Newlyweds, first home
 One year, she and Grandfather had been to New York City together while he attended board meetings. They attended the opening run of “My Fair Lady” on Broadway, starring Rex Harrison and Julie Andrews. They came home with the original playbill (program) and a stereo 33 1/3 RPM record of the soundtrack. (You younger folks may be forgiven for not even knowning what that has reference to). They had recently purchased a large (probably six feet wide for good speaker separation) stereo console. It's an antique now, but they were delighted with the sound it produced, a quantum leap up from radio. Grandfather would instruct me where to sit in front of it to get the full stereo effect. Dad found that old playbill among Nana's treasures in her cedar chest recently, and knowing of the special connection with it I had shared with Nana, sent it along to me as a loving memento.

She would play that record on their stereo in their living room night after night. At one point it was the ONLY stereo record they owned, and she loved it. She warned me in advance to cover my ears when Rex Harrison blasted out his, "Damn, damn, damn, damn" in the introduction to "I've Grown Accustomed to Her Face." She did not want me to be tainted by the "bad words." And yes, our mouths were washed out with soap if we ever repeated them. I would listen to it with her, and often fell asleep on their plush white carpet in front of the stereo with a pillow and blanket. I learned every song and every word because I heard it so frequently. I don’t ever remember hearing her play any other record, though I am certain they eventually must have added to their collection.
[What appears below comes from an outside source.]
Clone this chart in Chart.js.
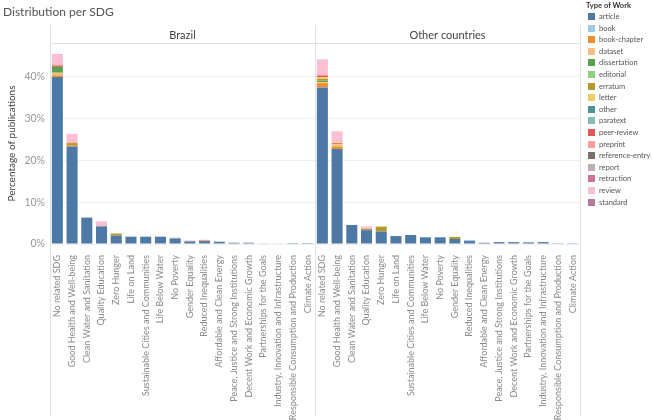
<!DOCTYPE html>
<html>
<head>
<meta charset="utf-8">
<script src="https://cdn.jsdelivr.net/npm/chart.js@4.4.0/dist/chart.umd.min.js"></script>
<style>
  body { margin: 0; background: #fff; font-family: Lato, sans-serif; }
  #wrap { position: relative; width: 652px; height: 420px; overflow: hidden; }
  #chart { position: absolute; left: 0; top: 0; }
  #title { position: absolute; left: 3px; top: 4px; font-size: 12px; color: #555; }
  #legend { position: absolute; left: 586px; top: 0; font-size: 7.5px; color: #555; }
  #legend .head { color: #333; font-weight: bold; height: 11px; line-height: 11px; }
  #legend .item { height: 11.6px; line-height: 11.6px; white-space: nowrap; }
  #legend .sw { display: inline-block; width: 7px; height: 7px; margin: 0 4px 0 2px; vertical-align: -1px; }
</style>
</head>
<body>
<div id="wrap">
  <canvas id="chart" width="652" height="420"></canvas>
  <div id="title">Distribution per SDG</div>
  <div id="legend"></div>
</div>
<script>
const countries = ['Brazil', 'Other countries'];
const sdgs = [
    'No related SDG', 'Good Health and Well-being', 'Clean Water and Sanitation', 'Quality Education',
    'Zero Hunger', 'Life on Land', 'Sustainable Cities and Communities', 'Life Below Water',
    'No Poverty', 'Gender Equality', 'Reduced Inequalities', 'Affordable and Clean Energy',
    'Peace, Justice and Strong Institutions', 'Decent Work and Economic Growth', 'Partnerships for the Goals',
    'Industry, Innovation and Infrastructure', 'Responsible Consumption and Production', 'Climate Action'
];
const workTypes = ['article', 'book', 'book-chapter', 'dataset', 'dissertation', 'editorial', 'erratum', 'letter',
    'other', 'paratext', 'peer-review', 'preprint', 'reference-entry', 'report', 'retraction', 'review', 'standard'];
const typeColors = ['#4E79A7', '#A0CBE8', '#F28E2B', '#FFBE7D', '#59A14F', '#8CD17D', '#B6992D', '#F1CE63',
    '#499894', '#86BCB6', '#E15759', '#FF9D9A', '#79706E', '#BAB0AC', '#D37295', '#FABFD2', '#B07AA1'];

// % of publications, first 18 values Brazil, next 18 Other countries (same SDG order)
const article = [39.9, 23.3, 6.3, 4.2, 2.0, 1.75, 1.75, 1.75, 1.3, 0.6, 0.7, 0.55, 0.3, 0.3, 0.15, 0.15, 0.03, 0.02,
    37.4, 22.7, 4.55, 3.3, 2.95, 1.9, 2.15, 1.6, 1.6, 1.2, 0.7, 0.3, 0.45, 0.45, 0.4, 0.45, 0.05, 0.05];
const book = [0, 0, 0, 0, 0, 0, 0, 0, 0, 0, 0, 0, 0, 0, 0, 0, 0, 0,
    0, 0, 0, 0, 0, 0, 0, 0, 0, 0, 0.25, 0, 0, 0, 0, 0, 0, 0];
const bookChapter = [0.4, 0.3, 0, 0, 0, 0, 0, 0, 0, 0, 0, 0, 0, 0, 0, 0, 0, 0,
    1.0, 0.6, 0, 0, 0, 0, 0, 0, 0, 0, 0, 0, 0, 0, 0, 0, 0, 0];
const dataset = [0.6, 0, 0, 0, 0, 0, 0, 0, 0, 0, 0, 0, 0, 0, 0, 0, 0, 0,
    0.3, 0.5, 0, 0, 0, 0, 0, 0, 0, 0, 0, 0, 0, 0, 0, 0, 0, 0];
const dissertation = [1.4, 0, 0, 0, 0, 0, 0, 0, 0, 0, 0, 0, 0, 0, 0, 0, 0, 0,
    0.3, 0, 0, 0, 0, 0, 0, 0, 0, 0, 0, 0, 0, 0, 0, 0, 0, 0];
const erratum = [0, 0.5, 0, 0, 0.5, 0, 0, 0, 0, 0, 0, 0, 0, 0, 0, 0, 0, 0,
    0.4, 0.3, 0, 0.3, 1.2, 0, 0, 0, 0, 0.5, 0, 0, 0, 0, 0, 0, 0, 0];
const letter = [0, 0, 0, 0, 0, 0, 0, 0, 0, 0, 0, 0, 0, 0, 0, 0, 0, 0,
    0.4, 0, 0, 0, 0, 0, 0, 0, 0, 0, 0, 0, 0, 0, 0, 0, 0, 0];
const peerReview = [0.3, 0, 0, 0, 0, 0, 0, 0, 0, 0, 0, 0, 0, 0, 0, 0, 0, 0,
    0.4, 0, 0, 0, 0, 0, 0, 0, 0, 0, 0, 0, 0, 0, 0, 0, 0, 0];
const preprint = [0.3, 0.2, 0, 0.2, 0, 0, 0, 0, 0, 0, 0.3, 0, 0, 0, 0, 0, 0, 0,
    0.3, 0, 0, 0, 0, 0, 0, 0, 0, 0, 0, 0, 0, 0, 0, 0, 0, 0];
const report = [0, 0, 0, 0, 0, 0, 0, 0, 0.2, 0.2, 0, 0, 0, 0, 0, 0, 0, 0,
    0, 0, 0, 0, 0, 0, 0, 0, 0, 0, 0, 0, 0, 0, 0, 0, 0, 0];
const review = [2.5, 2.0, 0, 1.0, 0, 0, 0, 0, 0, 0, 0, 0, 0, 0, 0, 0, 0, 0,
    3.6, 2.8, 0, 0.6, 0, 0, 0, 0, 0, 0, 0, 0, 0, 0, 0, 0, 0, 0];
// types with no visible marks
const editorial = [], other = [], paratext = [], referenceEntry = [], retraction = [], standard = [];

const typeValues = [article, book, bookChapter, dataset, dissertation, editorial, erratum, letter,
    other, paratext, peerReview, preprint, referenceEntry, report, retraction, review, standard];

const labels = countries.flatMap(() => sdgs);

const datasets = workTypes.map((t, i) => ({
    label: t,
    data: typeValues[i],
    backgroundColor: typeColors[i],
    barPercentage: 0.75,
    categoryPercentage: 1.0
}));

// panel headers + divider lines like the original small multiples
const panelHeaders = {
    id: 'panelHeaders',
    beforeDatasetsDraw(chart) {
        const { ctx, chartArea } = chart;
        const mid = (chartArea.left + chartArea.right) / 2;
        ctx.save();
        ctx.strokeStyle = '#e2e2e2';
        ctx.lineWidth = 1;
        ctx.beginPath();
        [chartArea.left, mid, chartArea.right].forEach(x => {
            ctx.moveTo(Math.round(x) + 0.5, 25);
            ctx.lineTo(Math.round(x) + 0.5, 416);
        });
        ctx.moveTo(chartArea.left, chartArea.top + 0.5);
        ctx.lineTo(chartArea.right, chartArea.top + 0.5);
        ctx.stroke();
        ctx.fillStyle = '#444';
        ctx.font = '11px Lato';
        ctx.textAlign = 'center';
        ctx.textBaseline = 'middle';
        ctx.fillText(countries[0], (chartArea.left + mid) / 2, 35);
        ctx.fillText(countries[1], (mid + chartArea.right) / 2, 35);
        ctx.restore();
    }
};

new Chart(document.getElementById('chart'), {
    type: 'bar',
    data: { labels: labels, datasets: datasets },
    options: {
        responsive: false,
        animation: false,
        devicePixelRatio: 1,
        layout: { padding: { top: 43, right: 72, left: 0, bottom: 0 } },
        plugins: {
            legend: { display: false },
            tooltip: { enabled: false }
        },
        scales: {
            x: {
                stacked: true,
                grid: { display: false },
                border: { display: false },
                ticks: {
                    autoSkip: false,
                    minRotation: 90,
                    maxRotation: 90,
                    padding: 3,
                    color: '#8a8a8a',
                    font: { family: 'Lato', size: 9 }
                },
                afterFit(scale) { scale.height = 176; }
            },
            y: {
                stacked: true,
                min: 0,
                max: 48,
                grid: { color: '#f0f0f0', drawTicks: false },
                border: { display: false },
                ticks: {
                    stepSize: 10,
                    includeBounds: false,
                    padding: 5,
                    color: '#999',
                    font: { family: 'Lato', size: 10.5 },
                    callback: v => v + '%'
                },
                title: {
                    display: true,
                    text: 'Percentage of publications',
                    color: '#444',
                    font: { family: 'Lato', size: 10 },
                    padding: { top: 6, bottom: 2 }
                },
                afterFit(scale) { scale.width = 50; }
            }
        }
    },
    plugins: [panelHeaders]
});

// legend
const legend = document.getElementById('legend');
let html = '<div class="head">Type of Work</div>';
workTypes.forEach((t, i) => {
    html += '<div class="item"><span class="sw" style="background:' + typeColors[i] + '"></span>' + t + '</div>';
});
legend.innerHTML = html;
</script>
</body>
</html>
Those were magical years for me as a little boy growing up. She loved us all, but I always knew I was her favorite. As my brothers and cousins grew older, they often came with me, or got their own turn to stay with her. And then I learned the sad reality -- they all thought THEY were her favorite too. The reason this was so important to her was that Grandfather’s work as an Apostle took him out of town so often and she welcomed the company on weekends when he was gone.

I still remember his description of jets when they were first introduced. He said it was like “hedge hopping.” He described the airplanes taking off in a much steeper angle, almost “straight up” it seemed to him, then by the time they reached their cruising altitude it seemed like they were coming back down because it was so much faster than train and car travel. He believed jet travel was the most incredible advancement to the work of the Lord in the last days because it meant the General Authorities could get to the people so much easier. Now, of course, we have so many other modern tools like the Internet and computers to broadcast conferences and keep the General Authorities closer to the people.

I couldn’t wait until the time when I turned sixteen so I could drive Nana wherever she wanted to go on the weekends. She didn’t like to drive very much, and Grandfather left his white 1960 Buick Electra in the garage while he was gone most of the time. Favorite car:  Buick. Never owned anything else. He had a good friend who was a Buick dealer in Tooele and he was loyal. And yes, he liked the fins on that beauty!

Grandfather loved Nana very much. However, she died in 1962, when I was fifteen.  He was so sad when she died. I loved her very much too, and I missed our sleepovers when she was gone.